I age regress and I am childish...and that's ok
For a while I felt a lot of shame about it. I don't even think I've said it out loud before really. But I age regress due to trauma. My boyfriend knows I'm more on the childish side, but even he doesn't know I age regress. It's completely non sexual for me and a trauma response.
I'm starting to realize that's what makes me happy, I'm suffering daily. Yet denying my own happiness because of judgment?!? People don't like me anyways!
As long as I'm kind to others I don't see the goddamn problem if I'm childish. So I'm going to spill it all.

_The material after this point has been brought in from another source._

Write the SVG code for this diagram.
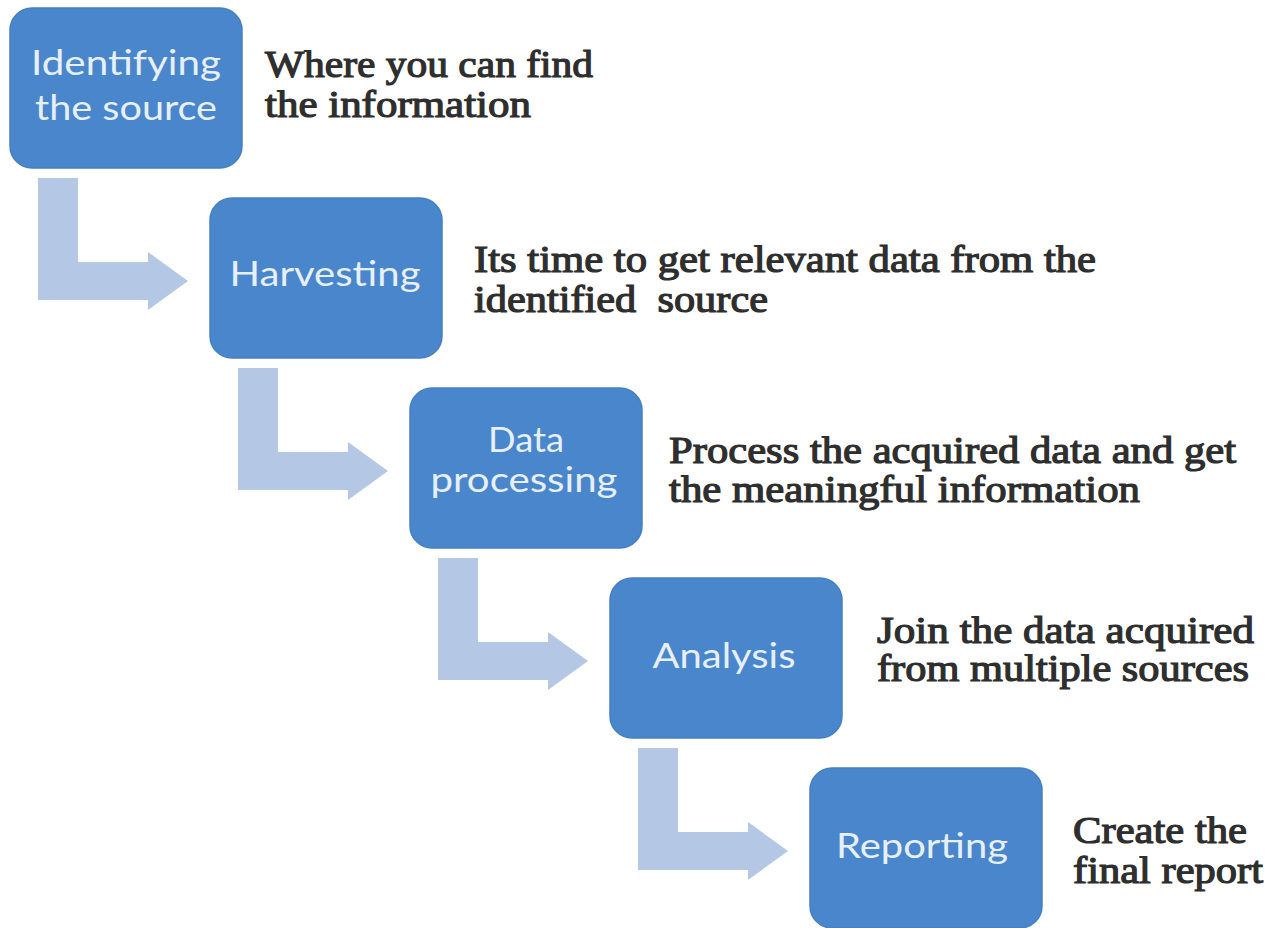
<svg xmlns="http://www.w3.org/2000/svg" width="1271" height="928" viewBox="0 0 1271 928">
  <style>
    .box { fill: #4a86cb; stroke: #4580c4; stroke-width: 1.5; }
    .lbl { font-family: Lato, "Open Sans", "Liberation Sans", sans-serif; font-size: 34px; fill: #e6effa; text-anchor: middle; }
    .desc { font-family: "Liberation Serif", "DejaVu Serif", serif; font-size: 38px; fill: #2e2e2e; stroke: #2e2e2e; stroke-width: 1.2; white-space: pre; }
    .bend { fill: #b4c7e4; }
  </style>
  <defs>
    <!-- bent arrow: down, then right to the next step -->
    <path id="bent" class="bend" d="M38 178 H78 V262 H148 V252 L188 281 L148 310 V300 H38 Z"/>
  </defs>
  <rect width="1271" height="928" fill="#ffffff"/>

  <g id="connectors">
    <use href="#bent"/>
    <use href="#bent" transform="translate(200 190)"/>
    <use href="#bent" transform="translate(400 380)"/>
    <use href="#bent" transform="translate(600 570)"/>
  </g>

  <g id="step-identify">
    <rect class="box" x="10" y="8" width="232" height="160" rx="22"/>
    <text class="lbl" x="126" y="75" textLength="190" lengthAdjust="spacingAndGlyphs">Identifying</text>
    <text class="lbl" x="126" y="120" textLength="182" lengthAdjust="spacingAndGlyphs">the source</text>
    <text class="desc" x="265" y="77" textLength="328" lengthAdjust="spacingAndGlyphs">Where you can find</text>
    <text class="desc" x="265" y="117" textLength="266" lengthAdjust="spacingAndGlyphs">the information</text>
  </g>

  <g id="step-harvest">
    <rect class="box" x="210" y="198" width="232" height="160" rx="22"/>
    <text class="lbl" x="325" y="286" textLength="191" lengthAdjust="spacingAndGlyphs">Harvesting</text>
    <text class="desc" x="474" y="272" textLength="622" lengthAdjust="spacingAndGlyphs">Its time to get relevant data from the</text>
    <text class="desc" x="474" y="312" textLength="294" lengthAdjust="spacingAndGlyphs">identified  source</text>
  </g>

  <g id="step-process">
    <rect class="box" x="410" y="388" width="232" height="160" rx="22"/>
    <text class="lbl" x="526" y="452" textLength="76" lengthAdjust="spacingAndGlyphs">Data</text>
    <text class="lbl" x="524" y="492" textLength="187" lengthAdjust="spacingAndGlyphs">processing</text>
    <text class="desc" x="669" y="463" textLength="567" lengthAdjust="spacingAndGlyphs">Process the acquired data and get</text>
    <text class="desc" x="669" y="502" textLength="471" lengthAdjust="spacingAndGlyphs">the meaningful information</text>
  </g>

  <g id="step-analysis">
    <rect class="box" x="610" y="578" width="232" height="160" rx="22"/>
    <text class="lbl" x="724" y="668" textLength="143" lengthAdjust="spacingAndGlyphs">Analysis</text>
    <text class="desc" x="877" y="643" textLength="377" lengthAdjust="spacingAndGlyphs">Join the data acquired</text>
    <text class="desc" x="877" y="681" textLength="372" lengthAdjust="spacingAndGlyphs">from multiple sources</text>
  </g>

  <g id="step-report">
    <rect class="box" x="810" y="768" width="232" height="160" rx="22"/>
    <text class="lbl" x="922" y="858" textLength="172" lengthAdjust="spacingAndGlyphs">Reporting</text>
    <text class="desc" x="1073" y="843" textLength="174" lengthAdjust="spacingAndGlyphs">Create the</text>
    <text class="desc" x="1073" y="883" textLength="190" lengthAdjust="spacingAndGlyphs">final report</text>
  </g>
</svg>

I love pre school shows, I love coloring books, I love playing with toys, I love plushies. I love wearing cute, bright pink clothes. I love sucking my thumb and no one's going to fucking stop me. I love the sensory feelings of wearing onesies.
I'm taking control of my own life, I'm going to be fully honest with him and tell him the truth sooner than later. He doesn't have to be a part of it, I just want him to know it's a part of me.
He's a very nice guy but part of me thinks even this will be too much for him. Which isn't bad, he's allowed to think it's too much. I just hope he doesn't rudely judge me or make fun of me if it is. Sadly both women and men seem to love to criticize people like me. So I've kept it inside for a while as to not be marked as a "creep" which I know I will even though this is NOT a kink for me or anything of the sort.
I'm fine with people not liking me or even finding me annoying. But not fine with people accusing me and others of such terrible stuff, especially stuff that I was a victim of as a child. It sucks that people who treat children badly have ruined it for the rest of us. But I'm going to be proud to be me no matter what.